In a second study, the researchers asked 633 participants to imagine a company-wide town-hall meeting where a senior manager — Black or Asian — raised an issue of employee underrepresentation.

In addition to rating the manager for “in-group favoritism” and “leader effectiveness,” Leigh and colleagues added a measure of employee intentions to support equity initiatives. The researchers asked participants to imagine that they were given a chance to spend a discretionary 10% of working time on something other than their core work tasks. The focus of this measure was to test how much time the participants would dedicate to “helping the leader design and implement a new racial equity program.”

They found that employees were less likely to volunteer their extra time to the equity initiatives proposed by a leader that engaged in same race allyship or who proposed an equity initiative that would help members of their own racial group as compared to another racial group.

“Even when you had participants who were very supportive of DEI, they were more likely to put less time towards the program if the program was designed to support Black employees and it was raised by a Black versus an Asian leader,” Leigh said.

How giving credit to others can shift perceptions

“Allyship behavior is usually seen as a selfless action, which leads to heightened perceptions of leaders effectiveness,” Leigh said. However, when employees perceive that leaders may potentially benefit from their allyship behavior, this behavior is viewed as more biased or self-interested,” she added.

“Because of the obvious connection of racial identity with the people that you're advocating for, the selfless nature of the act is obscured,” Leigh said.

The researchers ran another study to test whether framing the equity initiative as the amplification of an employee idea could mitigate the effects.

Leigh said lower-level employees often have insights on what changes may benefit processes and outcomes, but they may be afraid of raising their ideas for fear of repercussions.

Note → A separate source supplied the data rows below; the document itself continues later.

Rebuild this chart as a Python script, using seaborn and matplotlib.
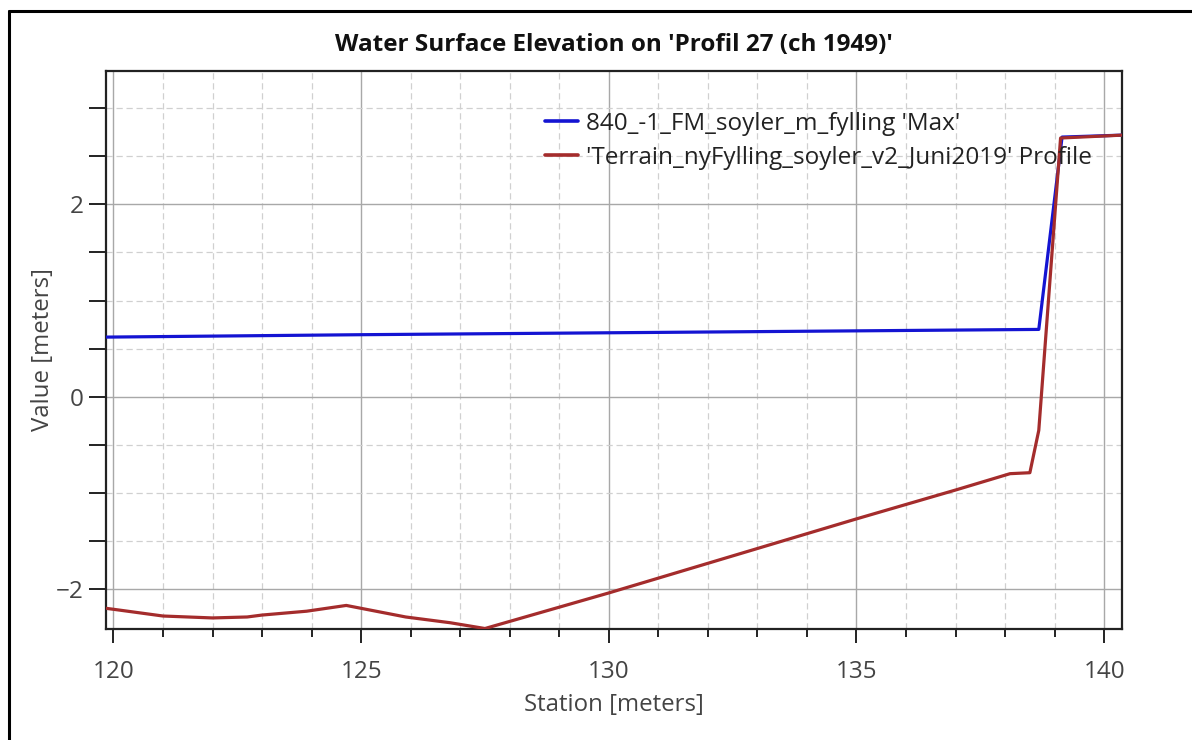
import matplotlib
matplotlib.use("Agg")
import matplotlib.pyplot as plt
import seaborn as sns
import pandas as pd
from matplotlib.ticker import MultipleLocator
from matplotlib.lines import Line2D

# ---- data ----
wse_station = [119.85, 125.0, 130.0, 135.0, 138.68, 139.15, 140.36]
wse_value = [0.62, 0.645, 0.665, 0.685, 0.70, 2.70, 2.72]

terrain_station = [119.85, 120.0, 121.0, 122.0, 122.7, 123.0, 123.9, 124.7, 125.0,
                   125.9, 126.8, 127.5, 130.0, 135.0, 137.0, 138.1, 138.5, 138.68,
                   139.12, 140.36]
terrain_value = [-2.20, -2.21, -2.28, -2.30, -2.29, -2.27, -2.23, -2.17, -2.20,
                 -2.29, -2.35, -2.41, -2.04, -1.27, -0.97, -0.80, -0.79, -0.35,
                 2.69, 2.72]

series_names = ["840_-1_FM_soyler_m_fylling 'Max'",
                "'Terrain_nyFylling_soyler_v2_Juni2019' Profile"]
title = "Water Surface Elevation on 'Profil 27 (ch 1949)'"
xlabel = "Station [meters]"
ylabel = "Value [meters]"

# ---- style ----
sns.set_theme(style="white")
plt.rcParams['font.family'] = ['Open Sans', 'DejaVu Sans']

fig = plt.figure(figsize=(11.92, 7.40), dpi=100)
ax = fig.add_axes([106 / 1192, 1 - 629 / 740, (1122 - 106) / 1192, (629 - 70.7) / 740])

df1 = pd.DataFrame({"station": wse_station, "value": wse_value})
df2 = pd.DataFrame({"station": terrain_station, "value": terrain_value})

blue = "#1414d2"
red = "#a42c2c"
sns.lineplot(data=df1, x="station", y="value", ax=ax, color=blue, lw=2.3, sort=False, zorder=3)
sns.lineplot(data=df2, x="station", y="value", ax=ax, color=red, lw=2.3, sort=False, zorder=4)

ax.set_xlim(119.85, 140.36)
ax.set_ylim(-2.415, 3.39)
ax.xaxis.set_major_locator(MultipleLocator(5))
ax.xaxis.set_minor_locator(MultipleLocator(1))
ax.yaxis.set_major_locator(MultipleLocator(2))
ax.yaxis.set_minor_locator(MultipleLocator(0.5))

ax.grid(which="major", color="#a8a8a8", lw=1.0, ls="-", zorder=0)
ax.grid(which="minor", color="#d0d0d0", lw=0.9, ls=(0, (5, 3)), zorder=0)
ax.set_axisbelow(True)

for s in ax.spines.values():
    s.set_color("#222222")
    s.set_linewidth(1.6)

ax.tick_params(axis="x", which="major", direction="out", length=10, width=1.4,
               color="#222222", labelsize=17.5, labelcolor="#444444", pad=12,
               bottom=True)
ax.tick_params(axis="y", which="major", direction="out", length=12, width=1.4,
               color="#222222", labelsize=17.5, labelcolor="#444444", pad=4,
               left=True)
ax.tick_params(axis="x", which="minor", direction="out", length=5.5, width=1.4,
               color="#222222", bottom=True)
ax.tick_params(axis="y", which="minor", direction="out", length=12, width=1.4,
               color="#222222", left=True)

ax.set_xlabel(xlabel, fontsize=17.3, color="#444444", labelpad=7)
ax.set_ylabel(ylabel, fontsize=17.3, color="#444444", labelpad=1)
ax.set_title(title, fontsize=17.5, fontweight="bold", color="#111111", pad=14)

handles = [Line2D([], [], color=blue, lw=2.6), Line2D([], [], color=red, lw=2.6)]
leg = ax.legend(handles, series_names, loc="upper left",
                bbox_to_anchor=(545 / 1192, 1 - 112 / 740), bbox_transform=fig.transFigure,
                frameon=False, fontsize=17.5, handlelength=1.35, handletextpad=0.33,
                labelspacing=0.4, borderpad=0, borderaxespad=0)
for t in leg.get_texts():
    t.set_color("#222222")

# outer frame of the screenshot
fig.add_artist(Line2D([9 / 1192, 9 / 1192], [0, 1 - 11 / 740], color="black", lw=2.2,
                      transform=fig.transFigure))
fig.add_artist(Line2D([9 / 1192, 1], [1 - 11 / 740, 1 - 11 / 740], color="black", lw=2.2,
                      transform=fig.transFigure))

fig.savefig("out.png", dpi=100)
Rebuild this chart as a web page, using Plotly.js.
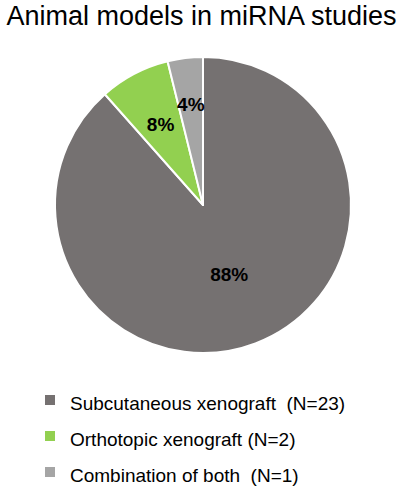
<!DOCTYPE html>
<html>
<head>
<meta charset="utf-8">
<script src="https://cdn.plot.ly/plotly-3.0.1.min.js"></script>
<style>html,body{margin:0;padding:0;background:#fff;}#chart{width:403px;height:489px;}</style>
</head>
<body>
<div id="chart"></div>
<script>
var labels = ["Subcutaneous xenograft\u00a0 (N=23)", "Orthotopic xenograft (N=2)", "Combination of both\u00a0 (N=1)"];
var counts = [23, 2, 1];
var colors = ["#757171", "#92D050", "#A5A5A5"];
var titleText = "Animal models in miRNA studies";

var FONT = "Liberation Sans, Arial, sans-serif";
var W = 403, H = 489;
var cx = 203, cy = 205, R = 148, r2 = 113;
function dom(r) { return {x: [(cx - r) / W, (cx + r) / W], y: [1 - (cy + r) / H, 1 - (cy - r) / H]}; }
var legendLabels = labels.map(function (l) { return '<span style="font-size:19px">' + l + '</span>'; });
var pct = "%{percent:.0%}";
var tfont = {family: FONT, size: 19, color: "#000000", weight: "bold"};

var data = [{
  type: "pie",
  labels: legendLabels,
  values: counts,
  sort: false,
  direction: "clockwise",
  rotation: 0,
  marker: {colors: colors, line: {color: "#ffffff", width: 2}},
  texttemplate: [pct, "", ""],
  textposition: "inside",
  insidetextorientation: "horizontal",
  textfont: tfont,
  hoverinfo: "none",
  domain: dom(R)
}, {
  type: "pie",
  labels: legendLabels,
  values: counts,
  sort: false,
  direction: "clockwise",
  rotation: 0,
  showlegend: false,
  marker: {colors: ["rgba(0,0,0,0)", "rgba(0,0,0,0)", "rgba(0,0,0,0)"], line: {width: 0}},
  texttemplate: ["", pct, pct],
  textposition: "inside",
  insidetextorientation: "horizontal",
  textfont: tfont,
  hoverinfo: "none",
  domain: dom(r2)
}];
var layout = {
  width: W, height: H,
  margin: {l: 0, r: 0, t: 0, b: 0, autoexpand: false},
  paper_bgcolor: "#ffffff",
  font: {family: FONT, color: "#000000"},
  title: {text: titleText, font: {family: FONT, size: 27, color: "#000000"}, x: 0.5, xanchor: "center", xref: "paper", yref: "container", y: 1 - 6/H, yanchor: "top"},
  uniformtext: {minsize: 19, mode: "show"},
  showlegend: true,
  legend: {x: 30/W, xanchor: "left", y: 1 - 377/H, yanchor: "top", font: {family: FONT, size: 25.4, color: "#000000"}, bgcolor: "rgba(0,0,0,0)", itemwidth: 30}
};
Plotly.newPlot("chart", data, layout, {displayModeBar: false, staticPlot: true});
</script>
</body>
</html>
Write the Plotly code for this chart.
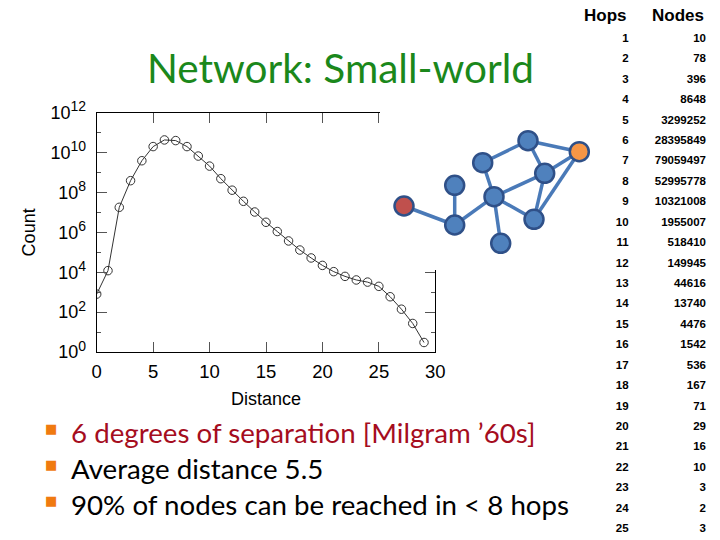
import plotly.graph_objects as go

# ---- data: distance distribution ----
distance = list(range(0, 30))
count = [800, 1.2e4, 1.8e7, 3.9e8, 3.9e9, 2.0e10, 4.3e10, 4.0e10, 2.0e10, 6.7e9,
         2.1e9, 4.9e8, 1.3e8, 3.6e7, 1.05e7, 3.2e6, 1.1e6, 3.7e5, 1.3e5, 5.2e4,
         2.2e4, 1.07e4, 6.2e3, 4.1e3, 3.2e3, 1.96e3, 590, 140, 27, 3]

y_exponents = list(range(0, 13))
y_major = [10 ** e for e in y_exponents if e % 2 == 0]
y_major_text = ["10<sup><span style='font-size:14px'>%d</span></sup>" % e
                for e in y_exponents if e % 2 == 0]
y_minor = [10 ** e for e in y_exponents if e % 2 == 1]
x_ticks = [0, 5, 10, 15, 20, 25, 30]

# ---- data: table ----
hops = list(range(1, 26))
nodes = [10, 78, 396, 8648, 3299252, 28395849, 79059497, 52995778, 10321008,
         1955007, 518410, 149945, 44616, 13740, 4476, 1542, 536, 167, 71, 29,
         16, 10, 3, 2, 3]

# ---- data: small network illustration (layout units, y up) ----
node_x = [0.0, 50.7, 50.7, 78.7, 90.0, 96.7, 124.0, 140.7, 130.0, 175.3]
node_y = [0.0, 20.7, -19.0, 43.3, 9.3, -37.3, 65.3, 32.7, -13.3, 54.3]
node_color = ["#c0504d", "#4f81bd", "#4f81bd", "#4f81bd", "#4f81bd",
              "#4f81bd", "#4f81bd", "#4f81bd", "#4f81bd", "#f79646"]
edges = [(0, 2), (1, 2), (2, 4), (3, 4), (4, 5), (4, 7), (4, 8), (3, 6),
         (6, 7), (6, 9), (7, 9), (7, 8), (8, 9)]

bullets = ["6 degrees of separation [Milgram \u201960s]",
           "Average distance 5.5",
           "90% of nodes can be reached in < 8 hops"]
bullet_colors = ["#a50d1e", "#000000", "#000000"]

W, H = 720, 540
fig = go.Figure()

# main chart
fig.add_trace(go.Scatter(
    x=distance, y=count, mode="lines+markers",
    line=dict(color="#333333", width=1),
    marker=dict(symbol="circle-open", size=8.5, color="#333333", line=dict(width=1)),
    xaxis="x", yaxis="y", showlegend=False, hoverinfo="skip"))

# network edges
ex, ey = [], []
for a, b in edges:
    ex += [node_x[a], node_x[b], None]
    ey += [node_y[a], node_y[b], None]
fig.add_trace(go.Scatter(x=ex, y=ey, mode="lines",
                         line=dict(color="#4a7ab8", width=3.5),
                         xaxis="x2", yaxis="y2", showlegend=False, hoverinfo="skip"))
fig.add_trace(go.Scatter(x=node_x, y=node_y, mode="markers",
                         marker=dict(size=19, color=node_color,
                                     line=dict(color="#2f5088", width=2.5)),
                         xaxis="x2", yaxis="y2", showlegend=False, hoverinfo="skip"))

# table columns
tfont = dict(family="Liberation Sans", size=11.5, color="#000000")
fig.add_trace(go.Scatter(x=[0] * len(hops), y=hops, mode="text",
                         text=["<b>%d</b>" % h for h in hops],
                         textposition="middle left", textfont=tfont,
                         xaxis="x3", yaxis="y3", showlegend=False, hoverinfo="skip"))
fig.add_trace(go.Scatter(x=[1] * len(nodes), y=hops, mode="text",
                         text=["<b>%d</b>" % n for n in nodes],
                         textposition="middle left", textfont=tfont,
                         xaxis="x3", yaxis="y3", showlegend=False, hoverinfo="skip"))

axis_common = dict(showline=True, linecolor="#000000", linewidth=1, mirror="allticks",
                   ticks="inside", tickcolor="#555555", showgrid=False, zeroline=False,
                   automargin=False)

x0, x1, yb, yt = 96.7, 435.3, 352, 112.7
fig.update_layout(
    width=W, height=H, autosize=False,
    margin=dict(l=0, r=0, t=0, b=0, pad=0, autoexpand=False),
    paper_bgcolor="white", plot_bgcolor="white",
    xaxis=dict(domain=[x0 / W, x1 / W], range=[0, 30], tickvals=x_ticks, ticklen=10,
               tickfont=dict(family="Liberation Sans", size=18.5, color="#000000"),
               title=dict(text="Distance", font=dict(family="Liberation Sans", size=18,
                                                      color="#000000"),
                          standoff=11),
               ticklabelstandoff=3, **axis_common),
    yaxis=dict(domain=[1 - yb / H, 1 - yt / H], type="log", range=[0, 12],
               tickvals=y_major, ticktext=y_major_text, ticklen=10,
               tickfont=dict(family="Liberation Sans", size=18, color="#000000"),
               minor=dict(tickvals=y_minor, ticks="inside", ticklen=4, tickcolor="#555555"),
               title=dict(text="Count", font=dict(family="Liberation Sans", size=18,
                                                   color="#000000"),
                          standoff=10),
               ticklabelstandoff=6, **axis_common),
    xaxis2=dict(domain=[380 / W, 600 / W], range=[-24, 196], visible=False),
    yaxis2=dict(domain=[1 - 270 / H, 1 - 110 / H], range=[-64, 96], visible=False),
    xaxis3=dict(domain=[590 / W, 1], range=[-0.5, 1.0 + 14 / 77], visible=False),
    yaxis3=dict(domain=[0, 1], range=[25.53, -0.91], visible=False),
)

# table header
for col, label in [(0, "Hops"), (1, "Nodes")]:
    fig.add_annotation(x=col, y=-0.175, xref="x3", yref="y3", text="<b>%s</b>" % label,
                       showarrow=False, xanchor="right", yanchor="middle",
                       font=dict(family="Liberation Sans", size=17, color="#000000"))

# title
fig.add_annotation(x=340 / W, y=1 - 68 / H, xref="paper", yref="paper",
                   text="Network: Small-world", showarrow=False,
                   xanchor="center", yanchor="middle",
                   font=dict(family="Lato", size=40.5, color="#1b881b"))

# bullets
for i, (txt, col) in enumerate(zip(bullets, bullet_colors)):
    yc = 1 - (432 + 36 * i) / H
    fig.add_annotation(x=51 / W, y=yc + 4 / H, xref="paper", yref="paper", text="\u25a0",
                       showarrow=False, xanchor="center", yanchor="middle",
                       font=dict(family="DejaVu Sans", size=13, color="#f07a10"))
    fig.add_annotation(x=68.5 / W, y=yc, xref="paper", yref="paper", text=txt,
                       showarrow=False, xanchor="left", yanchor="middle",
                       font=dict(family="Lato", size=27.7, color=col))

fig.write_html("out.html", config={"displayModeBar": False},
               post_script="document.body.style.margin='0';document.body.style.padding='0';")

“Employees may need a leader who amplifies their idea or another colleague who voices their endorsement for that idea,” she said.

The researchers thought this public endorsement could benefit leaders who amplified the ideas of their subordinates.

“We thought this voice amplification framing might be a way to highlight, once again, the fact that allyship behavior is selfless,” Leigh said.

This experiment sampled 533 employees who were exposed to the same town-hall meeting scenario as the second study. This time, the researchers introduced a situation where the manager publicly endorsed an employee idea to improve underrepresentation of Asian employees in the organization.

“We found that just adding a little bit of language to say that the leader got these ideas from other employees helped significantly reduce the perceptions of in-group favoritism,” Leigh said.

Applying the research findings to organizations

Leigh said many diversity officer positions are held by women and racial minorities — and lessons from this research can help them communicate differently about their work.

“DEI work tends to be collective action,” Leigh said. “Leaders should use the fact that they've done focus groups, they've had conversations with lots of employees in the organization and make sure that people know that this isn't just something that they are advocating for.”

Leigh said understanding how to communicate about diversity in a way that will be heard is especially important as DEI is under attack in some circles.

“Organizations need to be very careful with anything they say or do related to DEI because there's a risk that they will encounter a lot of resistance for those actions,” Leigh said. “But the reality is much more nuanced.”

“What I find in my research is that there are actually a lot more people who support diversity initiatives, and who think that they are a good thing than those that are opposed to them,” Leigh said. “And so, to me, allyship is the way to bring those people in and give them a path towards enacting the values that they already have.”